# Goal of the exercise:
Give again, word for word, the lines below that run from the line with "Recreate this image" through the line with "const vennCounts = [194, 26, 404];". Drop the pictures.

# Data in this exercise:

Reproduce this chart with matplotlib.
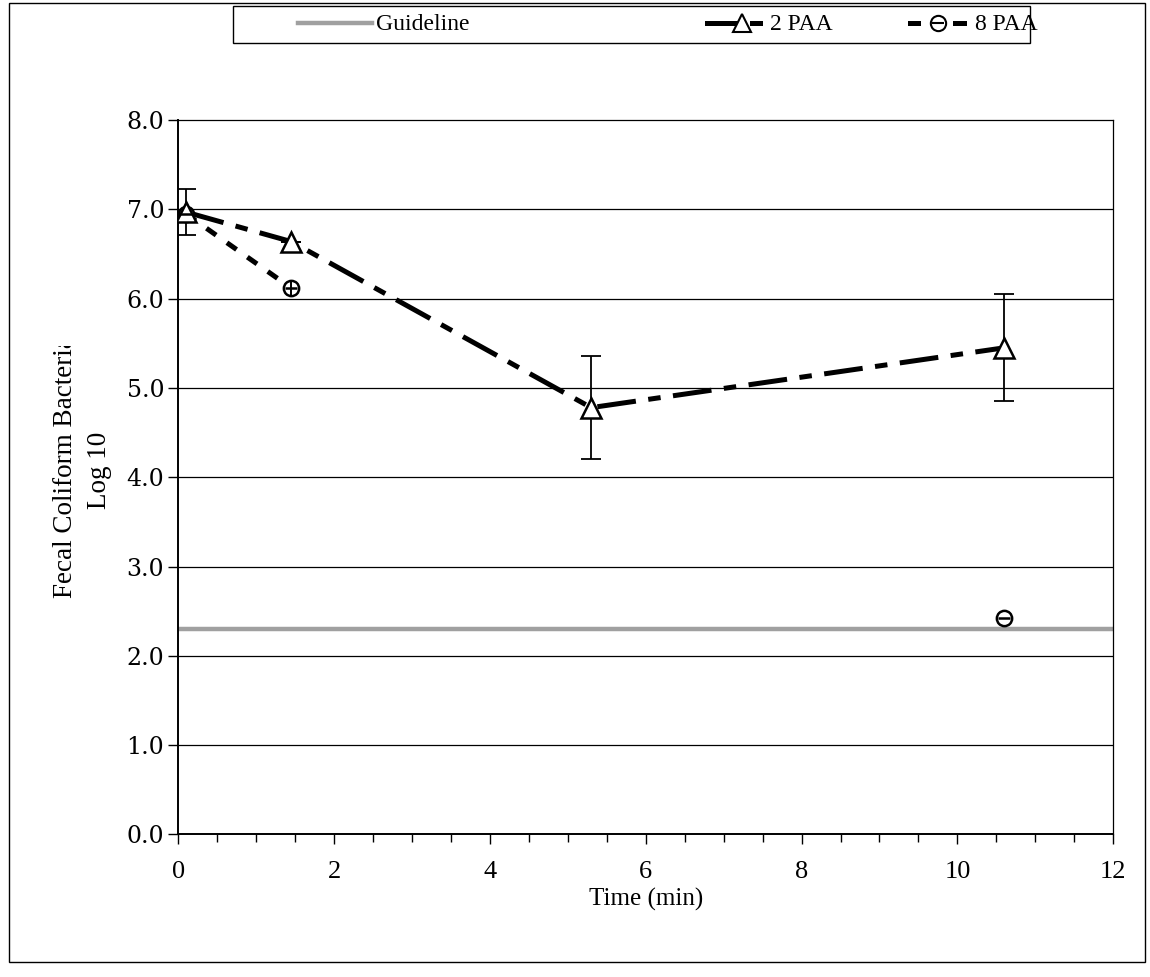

==

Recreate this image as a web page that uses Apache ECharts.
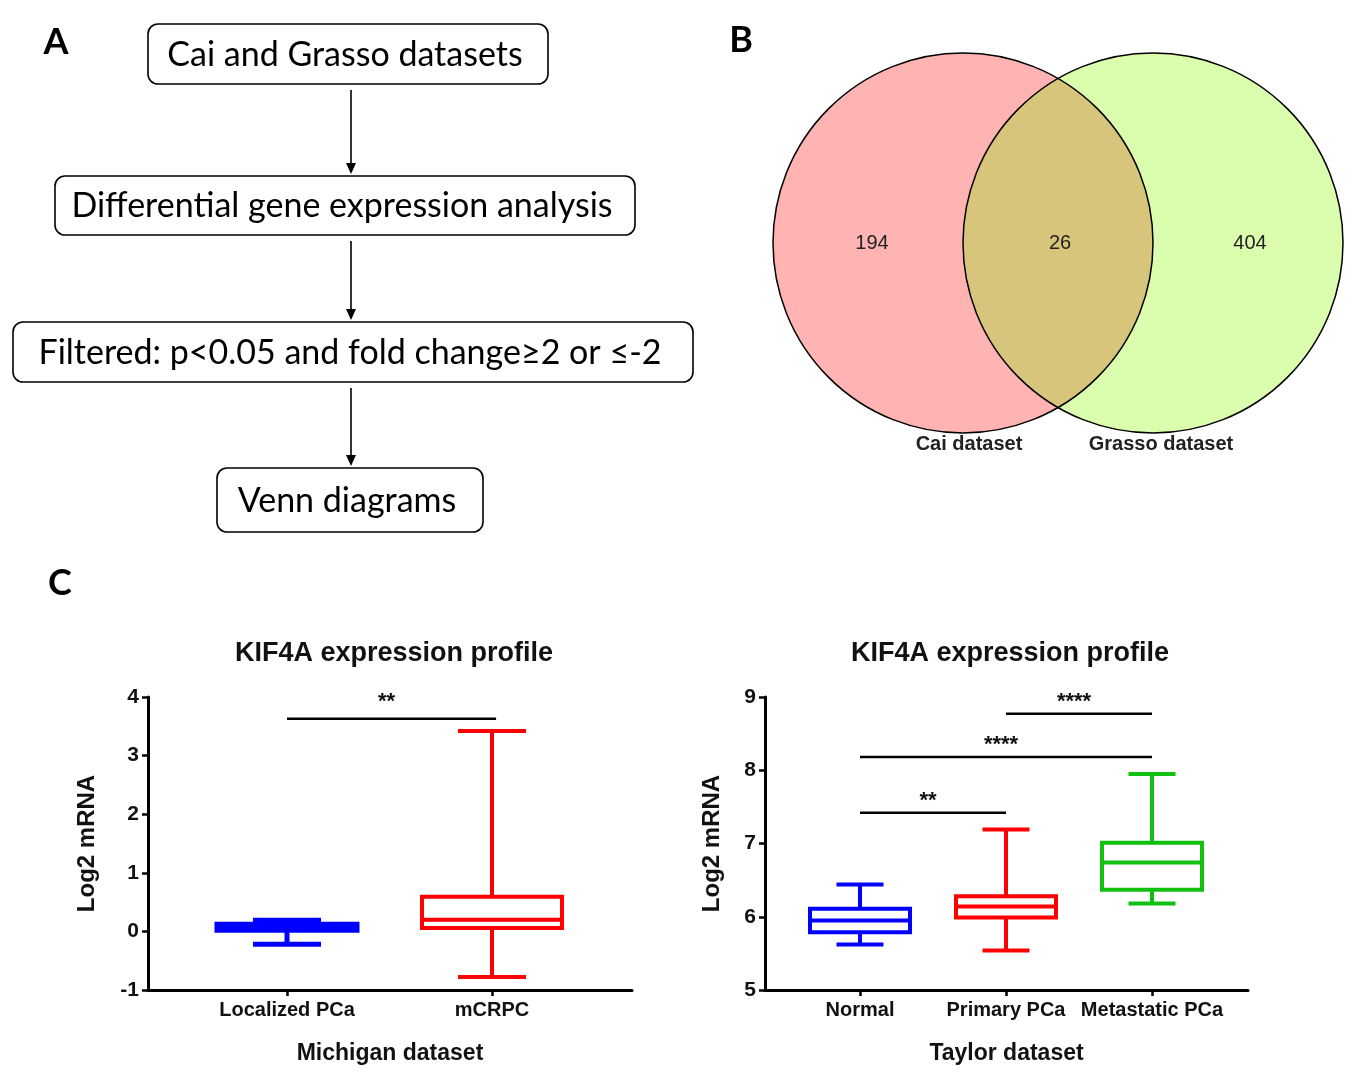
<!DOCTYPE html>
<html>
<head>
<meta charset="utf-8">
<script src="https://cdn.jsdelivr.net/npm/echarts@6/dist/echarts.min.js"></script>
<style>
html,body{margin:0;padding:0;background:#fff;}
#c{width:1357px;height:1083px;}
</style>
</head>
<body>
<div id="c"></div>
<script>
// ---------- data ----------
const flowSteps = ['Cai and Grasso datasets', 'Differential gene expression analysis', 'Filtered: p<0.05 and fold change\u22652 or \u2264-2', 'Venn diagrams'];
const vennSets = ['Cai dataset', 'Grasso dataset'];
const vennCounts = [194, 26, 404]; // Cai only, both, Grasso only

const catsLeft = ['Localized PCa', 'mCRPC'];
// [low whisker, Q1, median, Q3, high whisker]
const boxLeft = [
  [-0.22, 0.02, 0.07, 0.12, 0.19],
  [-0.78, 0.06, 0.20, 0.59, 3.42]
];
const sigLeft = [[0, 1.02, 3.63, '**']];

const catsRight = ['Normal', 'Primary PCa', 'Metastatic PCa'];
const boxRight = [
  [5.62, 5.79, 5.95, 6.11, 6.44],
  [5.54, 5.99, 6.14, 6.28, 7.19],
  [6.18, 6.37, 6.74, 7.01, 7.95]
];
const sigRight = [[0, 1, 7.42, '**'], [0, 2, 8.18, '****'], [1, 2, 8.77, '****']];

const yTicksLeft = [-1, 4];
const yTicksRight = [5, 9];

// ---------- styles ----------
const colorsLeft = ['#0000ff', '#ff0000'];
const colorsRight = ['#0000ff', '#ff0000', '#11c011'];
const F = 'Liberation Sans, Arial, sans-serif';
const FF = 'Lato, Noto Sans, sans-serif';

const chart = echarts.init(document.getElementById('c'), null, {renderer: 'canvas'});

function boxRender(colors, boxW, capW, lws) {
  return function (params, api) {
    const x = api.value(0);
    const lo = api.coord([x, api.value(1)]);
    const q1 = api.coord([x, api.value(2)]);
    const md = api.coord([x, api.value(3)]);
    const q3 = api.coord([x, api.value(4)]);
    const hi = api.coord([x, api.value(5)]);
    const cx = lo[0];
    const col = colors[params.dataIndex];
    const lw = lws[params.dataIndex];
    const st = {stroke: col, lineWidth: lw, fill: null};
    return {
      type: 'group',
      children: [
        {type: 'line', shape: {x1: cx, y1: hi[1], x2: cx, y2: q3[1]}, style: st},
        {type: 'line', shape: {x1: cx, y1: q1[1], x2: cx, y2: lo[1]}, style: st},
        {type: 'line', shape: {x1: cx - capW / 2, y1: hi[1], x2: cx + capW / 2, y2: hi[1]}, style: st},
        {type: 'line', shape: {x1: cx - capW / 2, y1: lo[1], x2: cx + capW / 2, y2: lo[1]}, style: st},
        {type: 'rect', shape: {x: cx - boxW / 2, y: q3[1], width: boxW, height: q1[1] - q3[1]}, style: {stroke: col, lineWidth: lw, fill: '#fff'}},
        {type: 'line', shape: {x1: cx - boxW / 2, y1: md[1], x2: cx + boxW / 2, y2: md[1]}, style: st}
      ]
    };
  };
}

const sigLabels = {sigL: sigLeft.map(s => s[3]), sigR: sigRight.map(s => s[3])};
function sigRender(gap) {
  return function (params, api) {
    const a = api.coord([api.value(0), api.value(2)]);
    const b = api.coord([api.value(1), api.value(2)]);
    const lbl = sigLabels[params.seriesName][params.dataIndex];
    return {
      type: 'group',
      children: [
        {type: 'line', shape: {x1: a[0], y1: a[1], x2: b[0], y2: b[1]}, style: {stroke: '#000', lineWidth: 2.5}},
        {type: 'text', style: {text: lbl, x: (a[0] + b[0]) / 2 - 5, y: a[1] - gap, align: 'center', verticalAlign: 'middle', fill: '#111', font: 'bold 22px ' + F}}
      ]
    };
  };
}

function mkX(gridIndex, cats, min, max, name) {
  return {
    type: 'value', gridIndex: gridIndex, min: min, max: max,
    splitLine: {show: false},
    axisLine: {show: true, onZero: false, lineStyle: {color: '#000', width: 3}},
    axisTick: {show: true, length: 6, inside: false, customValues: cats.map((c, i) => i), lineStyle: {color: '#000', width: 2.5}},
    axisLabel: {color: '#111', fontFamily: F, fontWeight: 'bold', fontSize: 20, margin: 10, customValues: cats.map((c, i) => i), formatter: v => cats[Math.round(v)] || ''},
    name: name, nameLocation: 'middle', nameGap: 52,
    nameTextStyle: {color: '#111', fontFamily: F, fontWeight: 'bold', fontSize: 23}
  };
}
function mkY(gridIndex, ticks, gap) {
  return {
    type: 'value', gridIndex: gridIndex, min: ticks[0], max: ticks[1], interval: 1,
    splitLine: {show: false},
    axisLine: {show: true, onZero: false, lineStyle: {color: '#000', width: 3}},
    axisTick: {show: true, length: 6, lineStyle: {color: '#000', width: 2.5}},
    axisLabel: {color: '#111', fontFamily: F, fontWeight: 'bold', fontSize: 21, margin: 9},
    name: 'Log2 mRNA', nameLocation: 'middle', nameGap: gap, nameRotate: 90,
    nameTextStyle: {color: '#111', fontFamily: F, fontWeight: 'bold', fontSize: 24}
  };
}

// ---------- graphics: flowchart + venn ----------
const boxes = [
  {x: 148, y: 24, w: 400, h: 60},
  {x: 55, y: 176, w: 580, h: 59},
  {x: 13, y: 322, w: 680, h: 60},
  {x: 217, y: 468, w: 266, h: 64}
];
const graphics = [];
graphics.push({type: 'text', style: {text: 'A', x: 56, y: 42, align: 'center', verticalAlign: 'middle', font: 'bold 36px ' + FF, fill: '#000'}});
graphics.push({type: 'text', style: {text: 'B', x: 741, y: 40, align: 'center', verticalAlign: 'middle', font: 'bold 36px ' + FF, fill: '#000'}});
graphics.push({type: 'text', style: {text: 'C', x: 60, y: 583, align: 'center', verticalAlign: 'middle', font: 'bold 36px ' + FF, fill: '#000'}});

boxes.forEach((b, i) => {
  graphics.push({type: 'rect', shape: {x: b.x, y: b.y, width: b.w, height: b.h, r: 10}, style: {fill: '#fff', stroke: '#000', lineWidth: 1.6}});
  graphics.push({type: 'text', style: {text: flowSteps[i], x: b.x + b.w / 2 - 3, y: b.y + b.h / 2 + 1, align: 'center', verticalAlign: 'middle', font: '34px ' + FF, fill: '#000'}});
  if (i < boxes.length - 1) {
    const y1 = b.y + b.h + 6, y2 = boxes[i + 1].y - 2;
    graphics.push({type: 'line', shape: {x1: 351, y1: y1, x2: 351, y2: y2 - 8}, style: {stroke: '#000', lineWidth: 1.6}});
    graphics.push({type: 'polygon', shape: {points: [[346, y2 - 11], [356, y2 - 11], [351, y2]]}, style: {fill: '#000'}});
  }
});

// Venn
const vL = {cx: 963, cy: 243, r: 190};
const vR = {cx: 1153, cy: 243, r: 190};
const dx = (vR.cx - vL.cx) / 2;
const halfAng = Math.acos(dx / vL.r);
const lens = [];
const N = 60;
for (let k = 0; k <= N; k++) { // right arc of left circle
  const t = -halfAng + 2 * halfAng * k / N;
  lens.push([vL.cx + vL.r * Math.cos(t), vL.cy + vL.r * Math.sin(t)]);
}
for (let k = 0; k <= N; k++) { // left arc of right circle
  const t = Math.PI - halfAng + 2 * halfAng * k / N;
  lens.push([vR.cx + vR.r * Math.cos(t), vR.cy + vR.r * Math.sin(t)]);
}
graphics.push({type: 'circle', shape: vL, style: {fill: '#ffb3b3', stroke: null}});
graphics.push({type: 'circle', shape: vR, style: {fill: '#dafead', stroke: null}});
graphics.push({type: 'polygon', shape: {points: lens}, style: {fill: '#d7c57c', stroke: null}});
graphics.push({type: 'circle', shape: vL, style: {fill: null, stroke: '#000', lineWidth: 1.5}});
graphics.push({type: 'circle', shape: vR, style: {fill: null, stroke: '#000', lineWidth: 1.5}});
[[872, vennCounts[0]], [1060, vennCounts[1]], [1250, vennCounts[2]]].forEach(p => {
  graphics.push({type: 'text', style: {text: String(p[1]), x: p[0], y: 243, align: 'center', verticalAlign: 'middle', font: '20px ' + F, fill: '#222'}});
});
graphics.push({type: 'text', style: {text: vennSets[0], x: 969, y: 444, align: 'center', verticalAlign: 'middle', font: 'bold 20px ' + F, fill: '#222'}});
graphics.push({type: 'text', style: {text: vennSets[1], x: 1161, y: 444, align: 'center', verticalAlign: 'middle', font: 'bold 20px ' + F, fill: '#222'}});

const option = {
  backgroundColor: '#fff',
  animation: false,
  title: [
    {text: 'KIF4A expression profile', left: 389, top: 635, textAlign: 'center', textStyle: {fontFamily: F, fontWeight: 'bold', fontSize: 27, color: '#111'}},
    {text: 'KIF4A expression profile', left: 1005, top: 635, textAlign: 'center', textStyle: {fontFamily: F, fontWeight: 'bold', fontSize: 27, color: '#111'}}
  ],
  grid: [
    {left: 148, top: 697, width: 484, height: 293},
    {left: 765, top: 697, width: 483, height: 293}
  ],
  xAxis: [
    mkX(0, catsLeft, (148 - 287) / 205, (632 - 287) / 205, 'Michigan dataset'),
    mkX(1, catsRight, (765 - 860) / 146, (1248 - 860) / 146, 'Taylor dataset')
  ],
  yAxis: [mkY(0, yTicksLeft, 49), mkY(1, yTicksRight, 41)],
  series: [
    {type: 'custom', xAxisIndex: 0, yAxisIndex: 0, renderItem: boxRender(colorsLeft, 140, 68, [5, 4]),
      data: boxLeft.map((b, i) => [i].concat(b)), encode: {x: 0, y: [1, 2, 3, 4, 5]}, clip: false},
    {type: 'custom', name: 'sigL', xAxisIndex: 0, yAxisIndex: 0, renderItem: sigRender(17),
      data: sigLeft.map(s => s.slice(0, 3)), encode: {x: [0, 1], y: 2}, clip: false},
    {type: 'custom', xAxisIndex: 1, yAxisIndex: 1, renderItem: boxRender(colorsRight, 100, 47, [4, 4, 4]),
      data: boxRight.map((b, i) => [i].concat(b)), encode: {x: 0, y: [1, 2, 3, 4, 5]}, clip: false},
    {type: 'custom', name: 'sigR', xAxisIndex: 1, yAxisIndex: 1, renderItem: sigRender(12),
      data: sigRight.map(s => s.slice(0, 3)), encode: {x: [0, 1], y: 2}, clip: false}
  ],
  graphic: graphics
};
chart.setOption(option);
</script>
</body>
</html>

# The solution:
Recreate this image as a web page that uses Apache ECharts.
<!DOCTYPE html>
<html>
<head>
<meta charset="utf-8">
<script src="https://cdn.jsdelivr.net/npm/echarts@6/dist/echarts.min.js"></script>
<style>
html,body{margin:0;padding:0;background:#fff;}
#c{width:1357px;height:1083px;}
</style>
</head>
<body>
<div id="c"></div>
<script>
// ---------- data ----------
const flowSteps = ['Cai and Grasso datasets', 'Differential gene expression analysis', 'Filtered: p<0.05 and fold change\u22652 or \u2264-2', 'Venn diagrams'];
const vennSets = ['Cai dataset', 'Grasso dataset'];
const vennCounts = [194, 26, 404]; // Cai only, both, Grasso only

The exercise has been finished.